After days of rumors, the governing body of The Cimmerian announced Tuesday that backup samples confirmed preliminary results showing the presence of tarlcaboterone, a state-of-the-art synthetic testosterone manufactured from liquified John Norman “Gor” novels, in the urine of [redacted], Rusty Burke, and Steven Tompkins, who respectively won the 2005 1st place, 2nd place, and 3rd place Hyrkanian Awards for best Howard essays. The delay in completing the carbon-isotope test used to detect tarlcaboterone, essayist growth hormone, and other banned performance boosters was blamed on the pressures inherent in producing 12 issues of The Cimmerian during the Howard Centennial.
Editor/publisher Leo Grin pronounced himself “heartsick—the timing could not be worse, with The Cimmerian just having notched a World Fantasy Convention ‘Special Award: Non-Professional’ nomination,” but emphasized that the 3 positive-testing 2005 winners, all of whom have repeatedly denied ever taking article-enhancing drugs, would be stripped of their helmeted-skull trophies and barred from competing in essayistic events everywhere “except possibly at Hippocampus Press.” Grin declined to speculate as to why Finn, Burke, and Tompkins might have risked their reputations, and tens of dollars in endorsement deals, but other Howard Studies insiders agreed to speak off the record.
Allegations have long swirled around Tompkins, who is known to enjoy movies with subtitles and, in the words of one REHupan, was “tiresomely supportive” of John Kerry during the 2004 presidential campaign. “You can’t tell me someone like that had enough natural testosterone to write a Hyrkanian-winning essay,” a long-time Howardist insisted.

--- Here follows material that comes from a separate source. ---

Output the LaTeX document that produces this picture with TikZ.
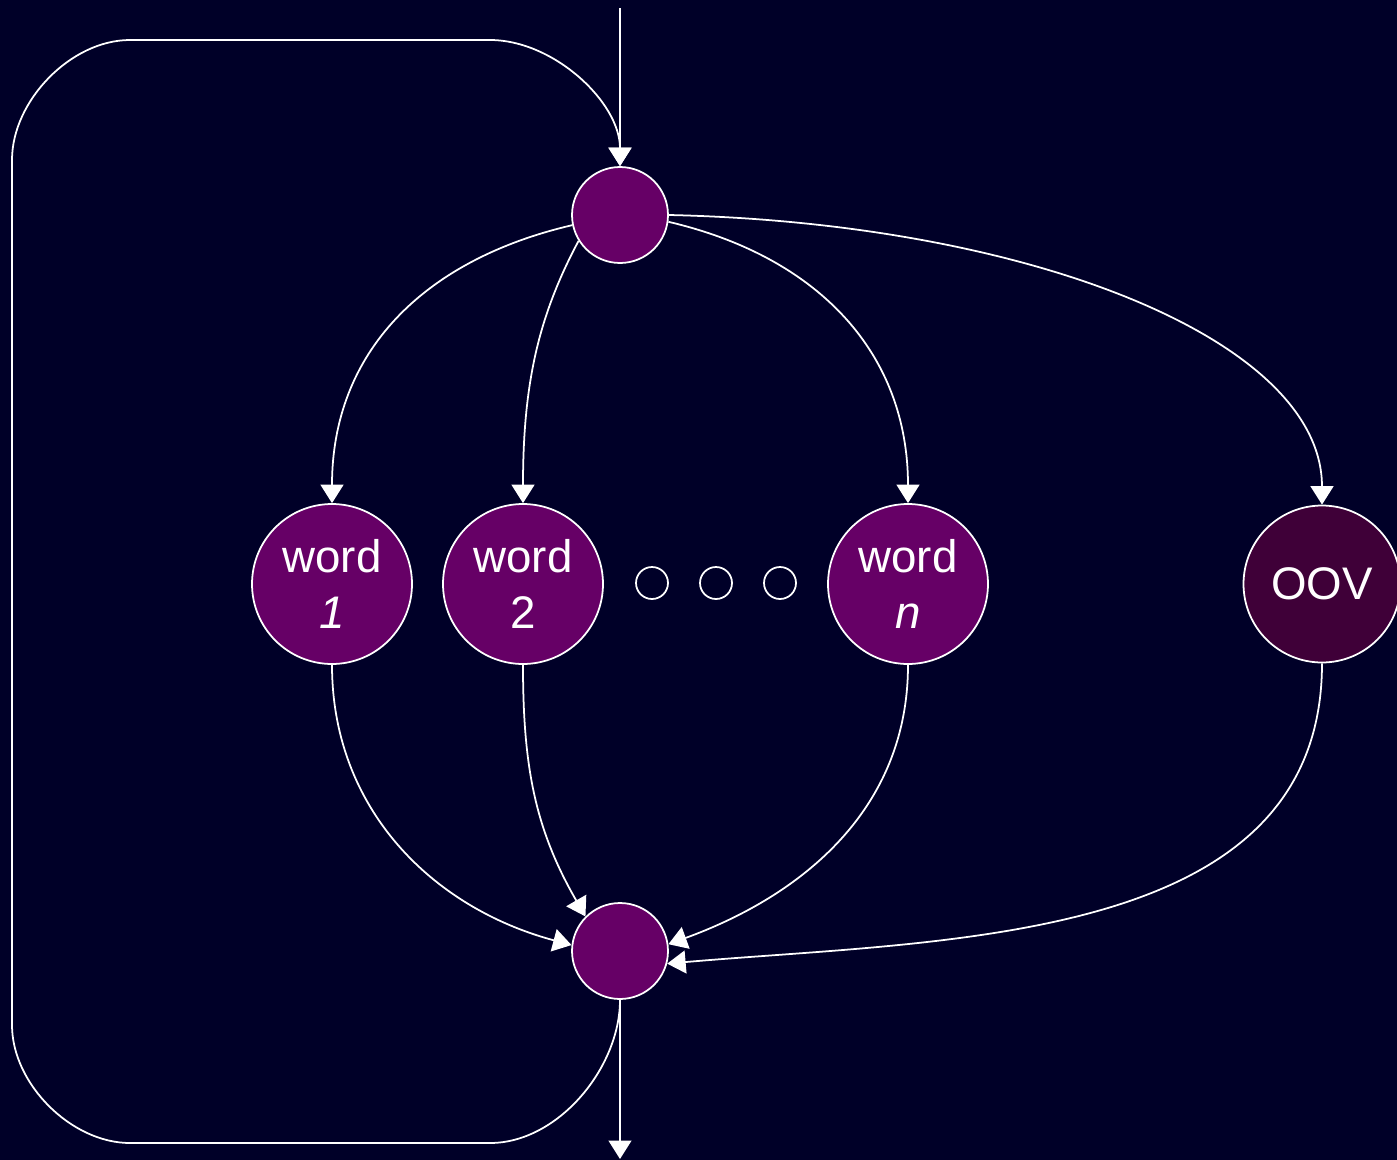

Instead of fighting to clear his name, Tompkins has fled to France, where he will adapt the Bran Mak Morn/King Kull story “Kings of the Night” into a live action Asterix/Obelix project.
Burke has attracted much less suspicion in the past, although a source who was unwilling to be interviewed at length because he had “to go slay some zooms” charged that Burke’s demeanor during a debate years back with current Weird Tales editor Darrell Schweitzer about L. Sprague de Camp’s Dark Valley Destiny’s Child was “excessively mildmannered and pushover-y, so he had to be doping when he came up with ‘Travels With Robert E. Howard.'”
For many it is Finn’s positive test results that are the most difficult to accept, and at an emotional press conference this morning the Texan was adamant that, while his essay “Fists of Robert E. Howard” was “virile as hell,” the testosterone he poured into its writing was “110% natural. The night before I pounded out the final draft, I re-read ‘Daughters of Feud.’ That’s all it was.”
Grin made it clear that all 2006 Cimmerian Award winners had been “tested so constantly, they might as well have been cathetered.”